[whatwg] LABEL and radio/checkbox onclick
Matthew Raymond
mattraymond at earthlink.net
Wed Jul 21 11:50:58 PDT 2004
Matthew Thomas wrote:
> On 21 Jul, 2004, at 1:58 AM, Mikko Rantalainen wrote:
>
>> ...
>> So, the *real* problem is that UA sends form on pseudo-random basis[1]
>> if user presses ENTER
>
> No, that was just an example. Another example would be accidentally
> demolishing a complicated discontiguous selection in a <select multiple>
> by pressing an arrow key, when all you really wanted to do was scroll
> the page.
How would focus passing affect this? You have to click on the
control to do the selection in the first place.

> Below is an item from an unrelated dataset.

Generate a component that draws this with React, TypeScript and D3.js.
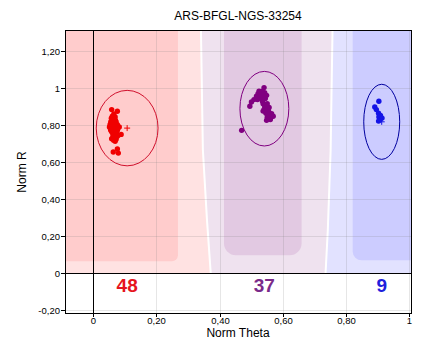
import React, { useEffect, useRef } from "react";
import * as d3 from "d3";

const title = "ARS-BFGL-NGS-33254";
const xLabel = "Norm Theta";
const yLabel = "Norm R";
const xTicks = [0, 0.2, 0.4, 0.6, 0.8, 1];
const yTicks = [-0.2, 0, 0.2, 0.4, 0.6, 0.8, 1, 1.2];

// samples as [theta, R]
const aaPoints: [number, number][] = [
  [0.058, 0.885], [0.076, 0.876], [0.060, 0.849], [0.066, 0.831], [0.055, 0.818],
  [0.072, 0.818], [0.053, 0.805], [0.063, 0.804], [0.076, 0.804], [0.082, 0.791],
  [0.051, 0.791], [0.061, 0.787], [0.071, 0.787], [0.055, 0.773], [0.065, 0.773],
  [0.076, 0.773], [0.061, 0.758], [0.071, 0.758], [0.088, 0.751], [0.079, 0.746],
  [0.058, 0.728], [0.069, 0.714], [0.064, 0.720], [0.063, 0.656], [0.076, 0.672],
  [0.079, 0.650], [0.057, 0.838], [0.064, 0.842], [0.070, 0.826], [0.059, 0.812],
  [0.068, 0.810], [0.074, 0.797], [0.056, 0.798], [0.066, 0.796], [0.060, 0.780],
  [0.069, 0.778], [0.073, 0.765], [0.058, 0.765], [0.066, 0.752], [0.075, 0.740],
  [0.062, 0.742], [0.067, 0.733], [0.072, 0.725], [0.054, 0.783], [0.078, 0.785],
  [0.062, 0.825], [0.069, 0.845], [0.065, 0.862],
];
const abPoints: [number, number][] = [
  [0.541, 1.004], [0.525, 0.985], [0.533, 0.971], [0.522, 0.971], [0.543, 0.977],
  [0.528, 0.957], [0.540, 0.957], [0.549, 0.962], [0.517, 0.957], [0.509, 0.939],
  [0.501, 0.926], [0.496, 0.903], [0.538, 0.917], [0.551, 0.917], [0.543, 0.899],
  [0.554, 0.885], [0.538, 0.877], [0.547, 0.866], [0.565, 0.863], [0.559, 0.854],
  [0.570, 0.849], [0.551, 0.842], [0.561, 0.831], [0.549, 0.827], [0.470, 0.773],
  [0.535, 0.985], [0.530, 0.945], [0.545, 0.945], [0.520, 0.940], [0.536, 0.930],
  [0.548, 0.905], [0.557, 0.897], [0.545, 0.885], [0.556, 0.872], [0.562, 0.845],
  [0.553, 0.855], [0.530, 0.963],
];
const bbPoints: [number, number][] = [
  [0.905, 0.930], [0.892, 0.899], [0.897, 0.885], [0.904, 0.866], [0.910, 0.854],
  [0.905, 0.845], [0.909, 0.831], [0.915, 0.839], [0.904, 0.823],
];

const clusterCounts = [48, 37, 9];
const clusterTheta = [0.107, 0.542, 0.914];
const clusterR = [0.785, 0.89, 0.819];
const clusterThetaSpread = [0.098, 0.0775, 0.057];
const clusterRSpread = [0.204, 0.2016, 0.203];

// genotype region borders, top to bottom, [theta, R]
const splitAaAb: [number, number][] = [[0.341, 1.31], [0.347, 0.67], [0.36, 0.29], [0.372, 0]];
const splitAbBb: [number, number][] = [[0.758, 1.31], [0.752, 0.66], [0.743, 0.23], [0.736, 0]];

// dense part of each region
const coreTheta0 = [-0.2, 0.414, 0.822];
const coreTheta1 = [0.268, 0.66, 1.2];
const coreRBottom = [0.065, 0.097, 0.07];

const pointColors = ["#f00000", "#800080", "#1414e6"];
const ellipseColors = ["#d0102c", "#800080", "#0000a0"];
const countColors = ["#e6141e", "#7a2a8a", "#2020dc"];
const outerFills = ["#ffe2e2", "#efe2ef", "#e2e2ff"];
const coreFills = ["#ffcccc", "#e2c9e2", "#ccccff"];
const coreCorner = [6, 12, 9];

const font = "'Liberation Sans', Arial, sans-serif";
const fmt = (v: number) => (Number.isInteger(v) ? String(v) : v.toFixed(2).replace(".", ","));

export default function App() {
  const svgRef = useRef<SVGSVGElement>(null);

  useEffect(() => {
    const svg = d3.select(svgRef.current);
    svg.selectAll("*").remove();

    const x = d3.scaleLinear().domain([-0.09, 1.01]).range([65, 412]);
    const y = d3.scaleLinear().domain([-0.22, 1.31]).range([314, 31]);
    const [t0, t1] = x.domain();
    const [, r1] = y.domain();
    const px = (v: number) => Math.round(x(v)) + 0.5;
    const py = (v: number) => Math.round(y(v)) + 0.5;

    svg.append("defs").append("clipPath").attr("id", "plot-clip")
      .append("rect").attr("x", 65).attr("y", 31).attr("width", 347).attr("height", 283);

    const plot = svg.append("g").attr("clip-path", "url(#plot-clip)");

    const poly = d3.line<[number, number]>().x((d) => x(d[0])).y((d) => y(d[1]));
    const zones: [number, number][][] = [
      [[t0, r1], ...splitAaAb, [t0, 0]],
      [...splitAaAb, ...splitAbBb.slice().reverse()],
      [...splitAbBb, [t1, 0], [t1, r1]],
    ];
    zones.forEach((z, i) => {
      plot.append("path").attr("d", poly(z) + "Z").attr("fill", outerFills[i]);
    });

    coreFills.forEach((c, i) => {
      const top = y(r1) - 30;
      plot.append("rect")
        .attr("x", x(coreTheta0[i]))
        .attr("width", x(coreTheta1[i]) - x(coreTheta0[i]))
        .attr("y", top)
        .attr("height", y(coreRBottom[i]) - top)
        .attr("rx", coreCorner[i])
        .attr("fill", c);
    });

    [splitAaAb, splitAbBb].forEach((s) => {
      plot.append("path").attr("d", poly(s)).attr("fill", "none")
        .attr("stroke", "#fff").attr("stroke-width", 2);
    });

    // grid
    xTicks.forEach((t) => {
      plot.append("line").attr("x1", px(t)).attr("x2", px(t)).attr("y1", 31).attr("y2", 314)
        .attr("stroke", "rgba(130,130,130,0.2)");
    });
    yTicks.forEach((t) => {
      plot.append("line").attr("y1", py(t)).attr("y2", py(t)).attr("x1", 65).attr("x2", 412)
        .attr("stroke", "rgba(130,130,130,0.2)");
    });

    plot.append("line").attr("x1", px(0)).attr("x2", px(0)).attr("y1", 31).attr("y2", 314).attr("stroke", "#000");
    plot.append("line").attr("y1", py(0)).attr("y2", py(0)).attr("x1", 65).attr("x2", 412).attr("stroke", "#000");

    // clusters
    [aaPoints, abPoints, bbPoints].forEach((pts, i) => {
      const cx = x(clusterTheta[i]);
      const cy = y(clusterR[i]);
      plot.append("ellipse")
        .attr("cx", cx).attr("cy", cy)
        .attr("rx", x(clusterTheta[i] + clusterThetaSpread[i]) - cx)
        .attr("ry", cy - y(clusterR[i] + clusterRSpread[i]))
        .attr("fill", "none").attr("stroke", ellipseColors[i]);

      plot.selectAll(null).data(pts).enter().append("circle")
        .attr("cx", (d) => x(d[0])).attr("cy", (d) => y(d[1]))
        .attr("r", 2.7).attr("fill", pointColors[i]);

      plot.append("path")
        .attr("d", `M${cx - 3},${cy}H${cx + 3}M${cx},${cy - 3}V${cy + 3}`)
        .attr("stroke", pointColors[i]).attr("fill", "none");

      svg.append("text")
        .attr("x", cx).attr("y", y(-0.065))
        .attr("text-anchor", "middle").attr("dominant-baseline", "central")
        .attr("font-family", font).attr("font-size", 19).attr("font-weight", "bold")
        .attr("fill", countColors[i])
        .text(clusterCounts[i]);
    });

    // frame + ticks
    svg.append("rect").attr("x", 65.5).attr("y", 30.5).attr("width", 346).attr("height", 283)
      .attr("fill", "none").attr("stroke", "#000");

    yTicks.forEach((t) => {
      svg.append("line").attr("x1", 61).attr("x2", 65).attr("y1", py(t)).attr("y2", py(t)).attr("stroke", "#000");
      svg.append("text").attr("x", 60).attr("y", py(t)).attr("dy", "0.35em")
        .attr("text-anchor", "end").attr("font-family", font).attr("font-size", 9.5)
        .text(fmt(t));
    });
    xTicks.forEach((t) => {
      svg.append("line").attr("x1", px(t)).attr("x2", px(t)).attr("y1", 314).attr("y2", 317).attr("stroke", "#000");
      svg.append("text").attr("x", px(t)).attr("y", 324)
        .attr("text-anchor", "middle").attr("font-family", font).attr("font-size", 9.5)
        .text(fmt(t));
    });

    svg.append("text").attr("x", 238).attr("y", 20).attr("text-anchor", "middle")
      .attr("font-family", font).attr("font-size", 12).text(title);
    svg.append("text").attr("x", 238).attr("y", 337).attr("text-anchor", "middle")
      .attr("font-family", font).attr("font-size", 12).text(xLabel);
    svg.append("text").attr("transform", "translate(26,172) rotate(-90)").attr("text-anchor", "middle")
      .attr("font-family", font).attr("font-size", 12).text(yLabel);
  }, []);

  return (
    <svg
      ref={svgRef}
      width={436}
      height={352}
      style={{ position: "absolute", left: 0, top: 0, background: "#fff" }}
    />
  );
}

>> and to fix this, you think that label should be forbidden for other
>> controls but checkbox and radio button?
>
> No, I did not say <label> should be forbidden for controls other than
> checkboxes and radiobuttons. I said that clicking on such a label should
> not focus the control on platforms where doing so is not native behavior
> (i.e. all of them).
For all practical purposes, the two are the same. You also fail to
consider cases when the behavior is a non-conflicting superset of the
operating systems conventions.
>> How about fixing the ENTER key issue, instead?
>
> No, because in that detail UAs are already following native behavior of
> the Enter key.
>
>> I agree that having ENTER to submit the form is a great feature in
>> some cases -- for example, when I use Google, I love to be able to
>> just hit enter to submit the form after entering the query. However,
>> if the form contains more single line inputs, or heaven forbit, a
>> textarea or two, then it definately does NOT make any sense to submit
>> the form with ENTER key.
>
> It does make sense if the UA is running on Windows or Mac OS, because
> Enter has done the same thing in native dialogs on both those platforms
> for the past 20 years.
Native dialogs are not the same as having multiple <form> elements.
There are many situations where you might have more than one form on a
page, and not all of those forms have a submit button. Furthermore,
there are situations where you don't necessarily want there to be a
default button triggered by hitting enter.
So far as I can tell, this use of the "enter" key is not even
covered in the spec. It's just a common behavior added by UA vendors.
So, in this case, some clarification of how the "enter" key should be
handled with regards to forms may be appropriate.
>> Semantically, labels should *always* have connection so some control --
>
> Sure, but this cannot always be reflected in HTML. The most common
> example would be a heading <label> for a set of radio buttons
This is invalid markup. In HTML, a <label> can be associated with
only one control, either by explicitly using the |for| attribute, or
implicit association by making a single <input> element a child of the
<label>. Having multiple controls as children of a single <label> is
invalid markup.
> (for which <fieldset> would usually be inappropriate).
Of course it's inappropriate, since <fieldset> uses <legend> for its
caption, not <label>.
>> I claim that best choice is to leave UA to decide which controls
>> should be focusable via label, though I still think that the correct
>> answer is that all elements are focusable via label.
>
> So lobby your OS vendor to change the OS behavior.
I'll ask Microsoft to do that right after I get them to decouple
Internet Explorer from the operating system and file system.
Note that Mozilla and Opera already have the label passing behavior.
IE has it for explicitly associated controls.
> If the OS changes,
> then UAs on that OS can follow suit without causing accidents.
What accidents? Provide an actual case where some real person was
significantly inconvenienced by label focus passing. And yes, the
threshold is SIGNIFICANTLY inconvenienced, since you are the one
proposing the removal of behavior from the specification. I propose only
a clarification of the HTML spec related to how labels handle mouse clicks.